I could see Venice transformed similarly, as an anti-flooding measure. The buildings elevated onto concrete foundations would be saved from rising sea levels.
They would only be returned to their "normal" state once the water had risen enough that the buildings were once again on the brink of flooding.
Very interesting study in the humanity of cities as without inhabitants or signs of life they take on an entirely different energyless feel ala 28 DAYS LATER, Danny Boyle's post apocalyptic horror film set in modern London.

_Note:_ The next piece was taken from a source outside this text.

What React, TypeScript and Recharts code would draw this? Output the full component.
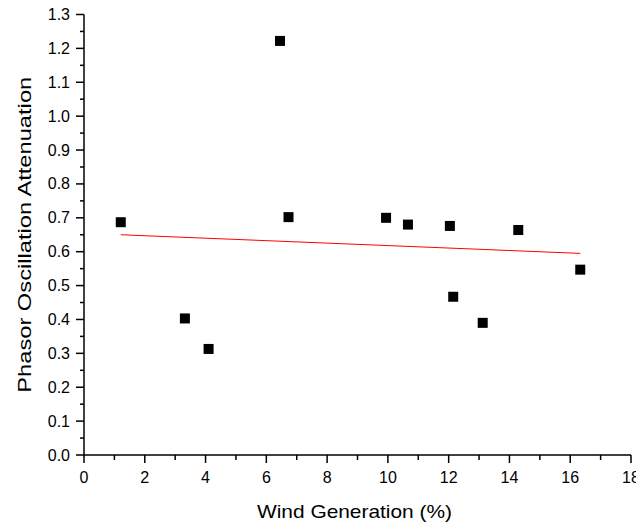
import React from 'react';
import { ScatterChart, Scatter, XAxis, YAxis, Label } from 'recharts';

const windGeneration = [1.21, 3.32, 4.10, 6.45, 6.73, 9.94, 10.66, 12.04, 12.15, 13.12, 14.29, 16.33];
const attenuation = [0.687, 0.403, 0.313, 1.222, 0.702, 0.700, 0.680, 0.676, 0.467, 0.390, 0.664, 0.547];

const trendX = [1.21, 16.33];
const trendY = [0.650, 0.595];

const xTicks = [0, 1, 2, 3, 4, 5, 6, 7, 8, 9, 10, 11, 12, 13, 14, 15, 16, 17, 18];
const xMajorTicks = [0, 2, 4, 6, 8, 10, 12, 14, 16, 18];
const yTicks = [0, 0.05, 0.1, 0.15, 0.2, 0.25, 0.3, 0.35, 0.4, 0.45, 0.5, 0.55, 0.6, 0.65, 0.7, 0.75, 0.8, 0.85, 0.9, 0.95, 1.0, 1.05, 1.1, 1.15, 1.2, 1.25, 1.3];
const yMajorTicks = [0, 0.1, 0.2, 0.3, 0.4, 0.5, 0.6, 0.7, 0.8, 0.9, 1.0, 1.1, 1.2, 1.3];

const xTitle = 'Wind Generation (%)';
const yTitle = 'Phasor Oscillation Attenuation';

const points = windGeneration.map((x, i) => ({ x, y: attenuation[i] }));
const trend = trendX.map((x, i) => ({ x, y: trendY[i] }));

const FONT = '"Liberation Sans", Arial, Helvetica, sans-serif';

const isMajor = (list: number[], v: number) => list.some((m) => Math.abs(m - v) < 1e-6);

const XTick = (props: any) => {
  const { x, y, payload } = props;
  const major = isMajor(xMajorTicks, payload.value);
  return (
    <g>
      <line x1={x} x2={x} y1={y} y2={y + (major ? 8 : 5)} stroke="#000" strokeWidth={1.5} />
      {major && (
        <text x={x} y={y + 28} textAnchor="middle" fontSize={16} fontFamily={FONT} fill="#000">
          {String(payload.value)}
        </text>
      )}
    </g>
  );
};

const YTick = (props: any) => {
  const { x, y, payload } = props;
  const major = isMajor(yMajorTicks, payload.value);
  return (
    <g>
      <line x1={x} x2={x - (major ? 8 : 4)} y1={y} y2={y} stroke="#000" strokeWidth={1.5} />
      {major && (
        <text x={x - 14} y={y + 5.5} textAnchor="end" fontSize={16} fontFamily={FONT} fill="#000">
          {Number(payload.value).toFixed(1)}
        </text>
      )}
    </g>
  );
};

const XTitle = (props: any) => {
  const vb = props.viewBox;
  const cx = vb.x + vb.width / 2 - 3;
  return (
    <text x={cx} y={vb.y + 62.5} textAnchor="middle" fontSize={19} fontFamily={FONT} fill="#000"
      textLength={195} lengthAdjust="spacingAndGlyphs">
      {xTitle}
    </text>
  );
};

const YTitle = (props: any) => {
  const vb = props.viewBox;
  const cx = 31;
  const cy = vb.y + vb.height / 2;
  return (
    <text x={cx} y={cy} transform={`rotate(-90, ${cx}, ${cy})`} textAnchor="middle" fontSize={19}
      fontFamily={FONT} fill="#000" textLength={316} lengthAdjust="spacingAndGlyphs">
      {yTitle}
    </text>
  );
};

const Square = (props: any) => {
  const { cx, cy } = props;
  if (cx == null || cy == null) return <g />;
  return <rect x={cx - 5} y={cy - 5} width={10} height={10} fill="#000" />;
};

export default function App() {
  return (
    <div style={{ width: 644, height: 531, margin: -8, background: '#fff' }}>
      <ScatterChart width={644} height={531} margin={{ top: 14.5, right: 13, left: 0, bottom: 0 }} style={{ overflow: 'visible' }}>
        <XAxis
          type="number"
          dataKey="x"
          domain={[0, 18]}
          ticks={xTicks}
          interval={0}
          allowDataOverflow
          height={76}
          tickSize={0}
          tickMargin={0}
          tickLine={false}
          axisLine={{ stroke: '#000', strokeWidth: 1.5 }}
          tick={<XTick />}
        >
          <Label content={<XTitle />} />
        </XAxis>
        <YAxis
          type="number"
          dataKey="y"
          domain={[0, 1.3]}
          ticks={yTicks}
          interval={0}
          allowDataOverflow
          width={84}
          tickSize={0}
          tickMargin={0}
          tickLine={false}
          axisLine={{ stroke: '#000', strokeWidth: 1.5 }}
          tick={<YTick />}
        >
          <Label content={<YTitle />} />
        </YAxis>
        <Scatter data={trend} line={{ stroke: '#ff0000', strokeWidth: 1 }} shape={() => <g />} isAnimationActive={false} />
        <Scatter data={points} shape={<Square />} isAnimationActive={false} />
      </ScatterChart>
    </div>
  );
}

These photos also remind me a bit of Thomas Girtin's La Rue St. Denis, Paris (1802), sketched shortly before the artist's death during the brief Peace of Amiens when travel to Paris was possible. Girtin's view is strangely empty of people and looks like an empty stage set – indeed it was probably the basis for theatrical scenery in a Covent Garden production of Thomas Dibdin's 'Harlequin's Habeas' later that year.

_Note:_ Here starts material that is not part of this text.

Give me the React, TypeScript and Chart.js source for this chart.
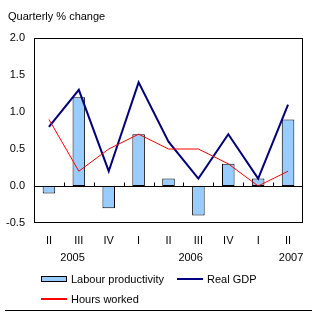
import React, { useEffect, useRef } from "react";
import { Chart, registerables } from "chart.js";

Chart.register(...registerables);

const quarters = ["II", "III", "IV", "I", "II", "III", "IV", "I", "II"];
const labourProductivity = [-0.1, 1.2, -0.3, 0.7, 0.1, -0.4, 0.3, 0.1, 0.9];
const realGDP = [0.8, 1.3, 0.2, 1.4, 0.6, 0.1, 0.7, 0.1, 1.1];
const hoursWorked = [0.9, 0.2, 0.5, 0.7, 0.5, 0.5, 0.3, 0.0, 0.2];
const years = ["2005", "2006", "2007"];
// category index (fractional) where each year label is centred
const yearPositions = [0.79, 4.74, 8.1];

const FONT = '"Liberation Sans", Arial, sans-serif';
const BAR_FILL = "#99CCFF";
const GDP_COLOR = "#000080";
const HOURS_COLOR = "#FF0000";

// box around the plot area, zero line with category ticks, and year labels
const decorations = {
  id: "decorations",
  afterDatasetsDraw(chart: any) {
    const { ctx, chartArea } = chart;
    const x = chart.scales.x;
    const y = chart.scales.y;
    ctx.save();
    ctx.strokeStyle = "#000";
    ctx.lineWidth = 1;
    const l = Math.round(chartArea.left) + 0.5;
    const r = Math.round(chartArea.right) - 0.5;
    const t = Math.round(chartArea.top) + 0.5;
    const b = Math.round(chartArea.bottom) - 0.5;
    ctx.strokeRect(l, t, r - l, b - t);
    const zy = Math.round(y.getPixelForValue(0)) + 0.5;
    ctx.beginPath();
    ctx.moveTo(l, zy);
    ctx.lineTo(r, zy);
    for (let i = 1; i < quarters.length; i++) {
      const px = Math.round(x.getPixelForValue(i - 0.5)) + 0.5;
      ctx.moveTo(px, zy);
      ctx.lineTo(px, zy - 4);
    }
    ctx.stroke();
    ctx.fillStyle = "#000";
    ctx.font = `11px ${FONT}`;
    ctx.textAlign = "center";
    ctx.textBaseline = "middle";
    years.forEach((yr, i) => {
      ctx.fillText(yr, x.getPixelForValue(yearPositions[i]), chartArea.bottom + 35);
    });
    ctx.restore();
  },
};

const legendItems = [
  { label: "Labour productivity", kind: "box", color: BAR_FILL, width: 6 },
  { label: "Real GDP", kind: "line", color: GDP_COLOR, width: 2 },
  { label: "Hours worked", kind: "line", color: HOURS_COLOR, width: 1.4 },
];
const legendSlots = [
  { left: 41, top: 279 },
  { left: 177, top: 279 },
  { left: 41, top: 299 },
];

export default function App() {
  const canvasRef = useRef<HTMLCanvasElement | null>(null);

  useEffect(() => {
    if (!canvasRef.current) return;
    const chart = new Chart(canvasRef.current, {
      type: "bar",
      data: {
        labels: quarters,
        datasets: [
          {
            type: "line",
            label: "Hours worked",
            data: hoursWorked,
            borderColor: HOURS_COLOR,
            borderWidth: 1,
            pointRadius: 0,
            tension: 0,
            order: 1,
          },
          {
            type: "line",
            label: "Real GDP",
            data: realGDP,
            borderColor: GDP_COLOR,
            borderWidth: 2,
            pointRadius: 0,
            tension: 0,
            order: 2,
          },
          {
            type: "bar",
            label: "Labour productivity",
            data: labourProductivity,
            backgroundColor: BAR_FILL,
            borderColor: "#000",
            borderWidth: 1,
            borderSkipped: false,
            categoryPercentage: 1,
            barPercentage: 0.42,
            order: 3,
          },
        ] as any,
      },
      options: {
        animation: false,
        responsive: false,
        layout: { padding: { left: 0, top: 38, right: 14, bottom: 63 } },
        plugins: {
          legend: { display: false },
          tooltip: { enabled: false },
          title: { display: false },
        },
        scales: {
          x: {
            grid: { display: false, drawTicks: false },
            border: { display: false },
            ticks: {
              color: "#000",
              font: { family: FONT, size: 11 },
              padding: 11,
              maxRotation: 0,
              autoSkip: false,
            },
            afterFit: (s: any) => {
              s.height = 30;
            },
          },
          y: {
            min: -0.5,
            max: 2.0,
            grid: { display: false, drawTicks: false },
            border: { display: false },
            ticks: {
              stepSize: 0.5,
              color: "#000",
              font: { family: FONT, size: 11 },
              padding: 9,
              callback: (v: any) => Number(v).toFixed(1),
            },
            afterFit: (s: any) => {
              s.width = 34;
            },
          },
        },
      } as any,
      plugins: [decorations],
    });
    return () => chart.destroy();
  }, []);

  return (
    <div
      style={{
        position: "fixed",
        left: 0,
        top: 0,
        width: 317,
        height: 316,
        background: "#fff",
        fontFamily: FONT,
        fontSize: 11,
        color: "#000",
      }}
    >
      <canvas ref={canvasRef} width={317} height={316} style={{ position: "absolute", left: 0, top: 0 }} />
      <div style={{ position: "absolute", left: 8, top: 9, lineHeight: "14px", whiteSpace: "nowrap" }}>
        Quarterly % change
      </div>
      {legendItems.map((item, i) => {
        const { left, top } = legendSlots[i];
        const h = item.width;
        return (
          <React.Fragment key={item.label}>
            <div
              style={{
                position: "absolute",
                left,
                top: item.kind === "box" ? top - Math.floor(h / 2) : top - h / 2,
                width: 26,
                height: h,
                boxSizing: "border-box",
                background: item.color,
                border: item.kind === "box" ? "1px solid #000" : "none",
              }}
            />
            <div
              style={{
                position: "absolute",
                left: left + 30,
                top: top - 7,
                lineHeight: "14px",
                whiteSpace: "nowrap",
              }}
            >
              {item.label}
            </div>
          </React.Fragment>
        );
      })}
      <div
        style={{
          position: "absolute",
          left: 5,
          top: 310,
          width: 307,
          height: 1,
          background: "#000",
        }}
      />
    </div>
  );
}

There's an interesting add-on to the quote from Nicolas Moulin you're referring to, that is mentioned in the early articles about Viderparis.

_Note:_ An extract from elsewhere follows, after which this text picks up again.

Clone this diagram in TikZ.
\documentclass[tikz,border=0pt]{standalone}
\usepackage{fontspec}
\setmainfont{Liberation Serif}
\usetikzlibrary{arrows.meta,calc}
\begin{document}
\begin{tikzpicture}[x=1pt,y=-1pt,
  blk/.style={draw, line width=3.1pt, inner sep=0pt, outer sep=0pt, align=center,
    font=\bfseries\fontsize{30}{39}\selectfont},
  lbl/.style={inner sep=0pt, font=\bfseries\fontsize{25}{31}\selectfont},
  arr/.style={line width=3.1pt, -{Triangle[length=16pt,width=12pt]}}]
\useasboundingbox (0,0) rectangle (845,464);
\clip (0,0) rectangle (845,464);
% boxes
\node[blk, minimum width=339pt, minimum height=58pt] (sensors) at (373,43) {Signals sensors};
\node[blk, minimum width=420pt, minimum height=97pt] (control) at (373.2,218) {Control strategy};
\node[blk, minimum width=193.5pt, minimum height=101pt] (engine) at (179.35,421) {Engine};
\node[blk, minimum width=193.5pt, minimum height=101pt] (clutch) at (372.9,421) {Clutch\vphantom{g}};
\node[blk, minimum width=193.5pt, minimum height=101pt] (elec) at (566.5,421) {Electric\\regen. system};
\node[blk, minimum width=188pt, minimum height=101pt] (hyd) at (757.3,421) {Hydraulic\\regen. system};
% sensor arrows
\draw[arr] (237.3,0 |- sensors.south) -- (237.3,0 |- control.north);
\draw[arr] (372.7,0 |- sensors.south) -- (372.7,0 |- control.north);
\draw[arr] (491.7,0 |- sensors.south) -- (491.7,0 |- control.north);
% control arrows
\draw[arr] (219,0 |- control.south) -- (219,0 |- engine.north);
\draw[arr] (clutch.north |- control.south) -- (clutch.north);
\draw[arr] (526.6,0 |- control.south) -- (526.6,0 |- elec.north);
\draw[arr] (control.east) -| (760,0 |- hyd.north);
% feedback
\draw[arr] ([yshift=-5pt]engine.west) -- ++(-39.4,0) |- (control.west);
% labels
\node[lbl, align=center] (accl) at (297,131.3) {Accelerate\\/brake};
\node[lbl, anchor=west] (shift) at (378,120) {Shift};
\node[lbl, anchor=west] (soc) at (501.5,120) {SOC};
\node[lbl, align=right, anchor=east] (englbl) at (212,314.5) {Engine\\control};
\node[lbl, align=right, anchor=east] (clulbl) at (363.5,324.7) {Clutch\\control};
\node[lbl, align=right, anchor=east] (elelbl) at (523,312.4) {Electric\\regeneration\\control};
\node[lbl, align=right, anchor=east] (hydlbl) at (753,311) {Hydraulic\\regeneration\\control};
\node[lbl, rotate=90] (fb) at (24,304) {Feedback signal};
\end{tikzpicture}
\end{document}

"I proceeded in a very rational way. The only things I kept were the pedestrian crossings and the painted lines on the streets: it would have required adding an extra layer of asphalt to get rid of them. That didn't fit in the plan. When you want to empty a city, you don't waste time doing such things."
I think it says a lot about the underlying violence of these amazing images.
Being a Parisian myself, I was struck when I first came across them. Fantastic work indeed.
reminds me Masataka Nakano's work, who for 11 years has kept watch for central Tokyo street scenes inhabited by nobody. These aren’t manipulated composites but rather the result of a dedicated opportunist. http://www.artunlimited.co.jp/nakano/tn.html
This is just like Matt Logue's E M P T Y L A – http://emptyla.com/
Eerily fascinating.
Is the demonstration that human presence gives the cities her affordable scale for citizens.
Without persons , the city adquires a face of intimidation
The impersonality is a bad thing for any urban landscape.
Those are great, but LA is kind of always deserted.
I remember reading something about I Am Legend explaining why they changed the setting from LA to New York. It was because an uninhabited NYC is eerier; LA gets pretty devoid of human activity around noon, whereas you never see New York empty anywhere.
Strangely, when I first saw the images before reading the text, I misinterpreted them – not as a concrete wall _built_up_ around the base of the buildings, but as if there had been some cause to _lower_ the roads by that distance.
Why, I'm not sure; perhaps because their sight reminded me of the banks of the Seine. It could even be the first stage of some insanely expensive project to "Venice-ise" the city centre, prior to the water going in.
Also brings to mind the photos by Eugene Atget of empty Paris streets from the turn of the century- an early opportuniste.
I'll tell you what these pics remind me of.
Mayday 2000, me and my girlfriend walked up Oxford Street, London. A police and media fear campaign about what evil anarchists might do had led most of the shops to board up their windows. The buses, taxis, and crowds which usually fill it were gone. There were still several scores of people in the street – and in the distance, a police cordon kettling those who had been ill-advised enough to gather in Oxford Circus – but the place itself was transformed.